America is a predictable country. Confronted with a war, even one in which it is not directly involved, the nation pivots to comfortable territory: xenophobia. Fear is a wartime language, and after 20 years of the war on terror, our leaders have become fluent. In the days since Russia invaded Ukraine, U.S. liquor-store owners have dramatically poured out cases of Russian vodka, and in the same hostile spirit, two members of Congress have floated a radical proposal. The U.S. should consider expelling Russian students from its universities, said Representatives Eric Swalwell and Ruben Gallego. “Frankly, I think closing their embassy in the United States, kicking every Russian student out of the United States — those should all be on the table,” Swalwell said on CNN. On Twitter, Gallego said Russians studying abroad in the U.S. “are the sons and daughters of the richest Russians.”
American universities may attract the offspring of oligarchs, but Swalwell and Gallego would harm more than the children of privilege. As Osita Nwanevu noted at The New Republic, there are thousands of Russian students in the U.S., and they aren’t all wealthy. Swalwell and Gallego would punish them all, regardless of personal circumstance, and send them home to an authoritarian regime.
Their policy-making peers should ignore them. Rather than expel Russian students, the U.S. should extend the same privilege to Russians that its own students have enjoyed from countless other countries. The universities of other nations have welcomed our students for years in spite of our government’s warmongering and human-rights abuses. Institutions distinguish between an individual and their government — and rightly so: A citizen bears no responsibility for policies they did not create. While universities have cynical reasons to embrace foreign students (they do generate tuition dollars), there’s a principle at work too. A person’s ability to obtain an education shouldn’t depend on their nationality. In fact, for many, education is a way out from a government they may not support.

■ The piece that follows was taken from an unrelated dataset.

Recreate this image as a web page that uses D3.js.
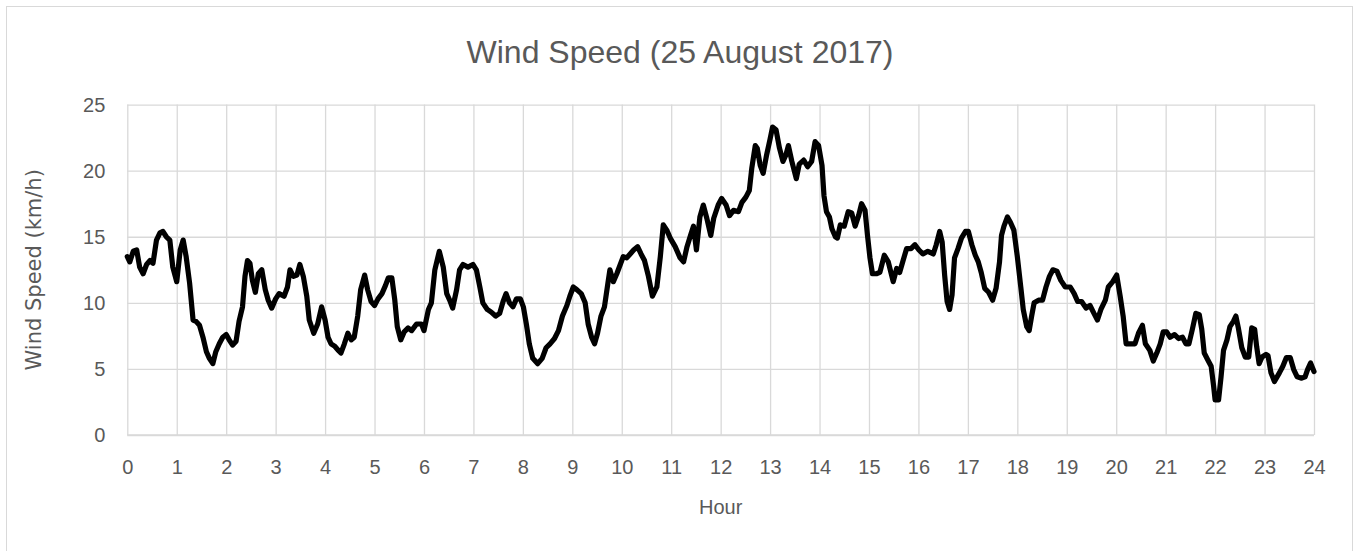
<!DOCTYPE html>
<html>
<head>
<meta charset="utf-8">
<script src="https://cdn.jsdelivr.net/npm/d3@7"></script>
<style>
  html, body { margin: 0; padding: 0; background: #fff; }
  svg { display: block; }
  .tick text { fill: #595959; }
</style>
</head>
<body>
<div class="plot-container"></div>
<script>
// *************************************
// DATA
// *************************************

const hours = [
  0, 0.05, 0.12, 0.19, 0.25, 0.32, 0.39, 0.46, 0.52, 0.59, 0.66, 0.72, 0.79, 0.86, 0.92, 1.0,
  1.07, 1.13, 1.19, 1.26, 1.33, 1.39, 1.46, 1.53, 1.6, 1.66, 1.73, 1.79, 1.86, 1.93, 2.0,
  2.06, 2.13, 2.2, 2.26, 2.33, 2.38, 2.43, 2.48, 2.53, 2.59, 2.65, 2.72, 2.79, 2.85, 2.92,
  3.0, 3.07, 3.17, 3.24, 3.29, 3.36, 3.43, 3.49, 3.56, 3.63, 3.68, 3.77, 3.85, 3.93, 4.0,
  4.06, 4.12, 4.2, 4.27, 4.32, 4.39, 4.46, 4.53, 4.59, 4.66, 4.72, 4.8, 4.86, 4.93, 5.0,
  5.07, 5.15, 5.22, 5.28, 5.35, 5.41, 5.46, 5.53, 5.6, 5.68, 5.75, 5.85, 5.95,
  6.0, 6.09, 6.15, 6.22, 6.31, 6.39, 6.46, 6.52, 6.58, 6.66, 6.72, 6.79, 6.89, 6.99,
  7.06, 7.13, 7.19, 7.28, 7.36, 7.45, 7.53, 7.6, 7.66, 7.73, 7.8, 7.87, 7.95,
  8.01, 8.07, 8.13, 8.2, 8.3, 8.39, 8.47, 8.55, 8.64, 8.72, 8.8, 8.89, 8.95,
  9.02, 9.09, 9.18, 9.26, 9.32, 9.39, 9.45, 9.51, 9.58, 9.65, 9.72, 9.76, 9.83, 9.9, 9.97,
  10.03, 10.1, 10.17, 10.24, 10.32, 10.39, 10.46, 10.54, 10.62, 10.71, 10.78, 10.84, 10.91, 10.98,
  11.08, 11.18, 11.25, 11.32, 11.39, 11.45, 11.51, 11.58, 11.65, 11.72, 11.8, 11.86, 11.95,
  12.02, 12.11, 12.18, 12.26, 12.36, 12.43, 12.51, 12.58, 12.63, 12.7, 12.74, 12.8, 12.86, 12.93,
  13.0, 13.05, 13.12, 13.19, 13.26, 13.32, 13.37, 13.44, 13.53, 13.59, 13.68, 13.76, 13.84, 13.91, 13.98,
  14.05, 14.09, 14.14, 14.2, 14.25, 14.32, 14.36, 14.42, 14.5, 14.58, 14.65, 14.72, 14.79, 14.85, 14.92, 14.97,
  15.02, 15.07, 15.15, 15.22, 15.31, 15.39, 15.49, 15.56, 15.62, 15.69, 15.76, 15.85, 15.93,
  16.01, 16.09, 16.19, 16.3, 16.36, 16.43, 16.48, 16.53, 16.58, 16.63, 16.68, 16.73, 16.8, 16.87, 16.95,
  17.01, 17.08, 17.15, 17.21, 17.27, 17.34, 17.42, 17.5, 17.57, 17.64, 17.68, 17.73, 17.8, 17.86, 17.93,
  18.0, 18.07, 18.12, 18.19, 18.24, 18.29, 18.34, 18.43, 18.51, 18.58, 18.65, 18.72, 18.8, 18.88, 18.97,
  19.07, 19.15, 19.22, 19.3, 19.39, 19.47, 19.55, 19.62, 19.69, 19.78, 19.84, 19.93,
  20.01, 20.08, 20.14, 20.2, 20.28, 20.38, 20.45, 20.53, 20.59, 20.68, 20.75, 20.82, 20.89, 20.95,
  21.02, 21.09, 21.18, 21.26, 21.34, 21.41, 21.47, 21.54, 21.61, 21.68, 21.73, 21.78, 21.85, 21.92, 21.97,
  22.0, 22.07, 22.12, 22.17, 22.24, 22.3, 22.37, 22.42, 22.47, 22.54, 22.61, 22.68, 22.74, 22.8, 22.84, 22.89, 22.95,
  23.03, 23.07, 23.13, 23.2, 23.3, 23.37, 23.44, 23.52, 23.59, 23.66, 23.75, 23.82, 23.87, 23.93, 24.0
];

const speeds = [
  13.5, 13.1, 13.9, 14.0, 12.7, 12.2, 12.9, 13.2, 13.0, 14.75, 15.3, 15.4, 15.0, 14.75, 12.7, 11.6,
  14.0, 14.75, 13.5, 11.5, 8.7, 8.6, 8.3, 7.4, 6.3, 5.8, 5.4, 6.3, 6.9, 7.4, 7.6,
  7.2, 6.8, 7.1, 8.6, 9.7, 12.0, 13.2, 13.0, 11.7, 10.8, 12.2, 12.5, 11.0, 10.2, 9.6,
  10.3, 10.7, 10.5, 11.2, 12.5, 12.0, 12.1, 12.9, 12.0, 10.5, 8.7, 7.7, 8.4, 9.7, 8.7,
  7.4, 6.9, 6.7, 6.4, 6.2, 6.9, 7.7, 7.2, 7.4, 9.0, 11.0, 12.1, 11.0, 10.1, 9.8,
  10.3, 10.7, 11.3, 11.9, 11.9, 10.2, 8.2, 7.2, 7.8, 8.1, 7.9, 8.4, 8.4,
  7.9, 9.5, 10.0, 12.5, 13.9, 12.7, 10.7, 10.2, 9.6, 11.0, 12.5, 12.9, 12.7, 12.9,
  12.5, 11.2, 10.0, 9.5, 9.3, 9.0, 9.2, 10.1, 10.7, 10.0, 9.7, 10.3, 10.3,
  9.7, 8.4, 6.9, 5.8, 5.4, 5.8, 6.6, 6.9, 7.3, 7.9, 9.0, 9.8, 10.5,
  11.2, 11.0, 10.7, 10.0, 8.4, 7.4, 6.9, 7.7, 9.0, 9.7, 11.5, 12.5, 11.6, 12.2, 12.9,
  13.5, 13.4, 13.7, 14.0, 14.25, 13.7, 13.2, 12.0, 10.5, 11.2, 13.5, 15.9, 15.5, 14.9,
  14.25, 13.4, 13.1, 14.25, 15.1, 15.8, 14.0, 16.5, 17.4, 16.4, 15.1, 16.4, 17.4,
  17.9, 17.4, 16.6, 17.0, 16.9, 17.6, 18.0, 18.5, 20.2, 21.9, 21.7, 20.4, 19.8, 21.2,
  22.4, 23.3, 23.1, 21.7, 20.7, 21.2, 21.9, 20.7, 19.4, 20.5, 20.8, 20.3, 20.7, 22.2, 21.9,
  20.4, 18.1, 16.9, 16.5, 15.6, 15.0, 14.9, 15.9, 15.8, 16.9, 16.8, 15.8, 16.6, 17.5, 17.0, 15.1,
  13.4, 12.2, 12.2, 12.3, 13.6, 13.1, 11.6, 12.6, 12.3, 13.2, 14.1, 14.1, 14.4,
  14.0, 13.7, 13.9, 13.7, 14.4, 15.4, 14.6, 12.1, 10.1, 9.5, 10.6, 13.4, 14.1, 14.9, 15.4,
  15.4, 14.4, 13.6, 13.1, 12.3, 11.1, 10.8, 10.2, 11.1, 13.1, 15.1, 15.8, 16.5, 16.1, 15.5,
  13.5, 11.2, 9.5, 8.2, 7.9, 9.0, 10.0, 10.2, 10.2, 11.2, 12.0, 12.5, 12.4, 11.7, 11.2,
  11.2, 10.7, 10.1, 10.1, 9.6, 9.8, 9.2, 8.7, 9.5, 10.2, 11.2, 11.6,
  12.1, 10.5, 9.0, 6.9, 6.9, 6.9, 7.7, 8.3, 6.9, 6.4, 5.6, 6.2, 6.9, 7.8,
  7.8, 7.4, 7.6, 7.3, 7.4, 6.9, 6.9, 8.0, 9.2, 9.1, 8.0, 6.2, 5.7, 5.2, 3.7,
  2.65, 2.65, 4.4, 6.4, 7.2, 8.2, 8.6, 9.0, 8.1, 6.6, 5.9, 5.9, 8.1, 8.0, 6.7, 5.4, 5.9,
  6.1, 6.0, 4.7, 4.05, 4.7, 5.2, 5.85, 5.85, 4.95, 4.4, 4.3, 4.4, 4.95, 5.45, 4.8
];

const xTicks = d3.range(0, 25, 1);
const yTicks = [0, 5, 10, 15, 20, 25];

const titleText = "Wind Speed (25 August 2017)";
const xLabel = "Hour";
const yLabel = "Wind Speed (km/h)";

// *************************************
// LAYOUT
// *************************************

const W = 1355, H = 551;
const plot = { left: 127.3, right: 1314, top: 104.6, bottom: 435 };
const gridColor = "#d9d9d9";
const textColor = "#595959";
const tickFont = "'Liberation Sans', Arial, sans-serif";

const svg = d3.select("div.plot-container")
  .append("svg")
  .attr("width", W)
  .attr("height", H);

// outer chart border
svg.append("rect")
   .attr("x", 6.5).attr("y", 6.5)
   .attr("width", 1346).attr("height", H)
   .attr("fill", "#fff")
   .attr("stroke", gridColor)
   .attr("stroke-width", 1);

const x = d3.scaleLinear().domain([0, 24]).range([plot.left, plot.right]);
const y = d3.scaleLinear().domain([0, 25]).range([plot.bottom, plot.top]);

// *************************************
// GRID AND AXES
// *************************************

let xAxis = svg.append("g")
  .attr("transform", `translate(0, ${plot.bottom})`)
  .call(d3.axisBottom(x)
          .tickValues(xTicks)
          .tickSize(-(plot.bottom - plot.top))
          .tickPadding(25)
          .tickFormat(d3.format("d")));

let yAxis = svg.append("g")
  .attr("transform", `translate(${plot.left}, 0)`)
  .call(d3.axisLeft(y)
          .tickValues(yTicks)
          .tickSize(-(plot.right - plot.left))
          .tickPadding(22)
          .tickFormat(d3.format("d")));

[xAxis, yAxis].forEach((g) => {
  g.select(".domain").remove();
  g.selectAll(".tick line")
   .attr("stroke", gridColor)
   .attr("stroke-width", 1.3);
  g.selectAll(".tick text")
   .style("font-family", tickFont)
   .style("font-size", "20px");
});

// bottom axis line a touch heavier, like the reference
svg.append("line")
   .attr("x1", plot.left).attr("x2", plot.right)
   .attr("y1", y(0)).attr("y2", y(0))
   .attr("stroke", gridColor)
   .attr("stroke-width", 1.6);

// *************************************
// THE SERIES
// *************************************

const points = hours.map((h, i) => ({ h: h, v: speeds[i] }));

const line = d3.line()
  .x((d) => x(d.h))
  .y((d) => y(d.v));

svg.append("path")
   .datum(points)
   .attr("d", line)
   .attr("fill", "none")
   .attr("stroke", "#000")
   .attr("stroke-width", 5.2)
   .attr("stroke-linejoin", "round")
   .attr("stroke-linecap", "round");

// *************************************
// TITLES
// *************************************

svg.append("text")
   .attr("x", 680).attr("y", 63)
   .attr("text-anchor", "middle")
   .style("font-family", tickFont)
   .style("font-size", "32px")
   .attr("fill", textColor)
   .text(titleText);

svg.append("text")
   .attr("x", (plot.left + plot.right) / 2).attr("y", 514)
   .attr("text-anchor", "middle")
   .style("font-family", tickFont)
   .style("font-size", "20px")
   .attr("fill", textColor)
   .text(xLabel);

svg.append("text")
   .attr("transform", `translate(41, ${(plot.top + plot.bottom) / 2}) rotate(-90)`)
   .attr("text-anchor", "middle")
   .style("font-family", "'DejaVu Sans', Verdana, sans-serif")
   .style("font-size", "21px")
   .attr("fill", textColor)
   .text(yLabel);
</script>
</body>
</html>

Defending Russian students requires a level of nuance now missing from the popular response to the invasion of Ukraine. Online, the war appears to have become a Marvel film unfolding in real time with frightened Ukrainians elevated to the role of superhero. A tweet from the New York Post claims that “fans” of some variety have “cast” Marvel actor Jeremy Renner as Ukrainian president Volodymyr Zelensky in a “fantasy Ukraine invasion film.” In the span of a few days, Zelensky has become an almost mythic figure for his courageous decision to stay in Ukraine and coordinate the resistance from home. Yet rather than dream up films based on his life, liberals should learn something from his actions. In real life, resistance isn’t the stuff of internet fantasy; it means life-threatening danger and risk — and not just to Ukrainians. Russians, too, are suffering, and the fault lies with their leader, not the larger populace.
Vladimir Putin invaded Ukraine. He and his cronies bear responsibility for the bloodshed that follows. The Russian people have made it clear they do not all march in step behind him. Thousands have risked prison and police brutality to protest Putin’s policies, and the world should be prepared to welcome them if they choose to leave. If the U.S. responds to Putin by punishing his people, our leaders would commit both a strategic and a moral error. Putin’s authoritarianism harms more than the people of Ukraine; it by definition includes repression at home. There is only one legitimate answer to Putin, and that is openness, not xenophobia. The U.S. should welcome Russians who are curious about other places and ways of life, who embrace the world even as Putin would turn it against them. We cannot respond to nationalism with more of the same.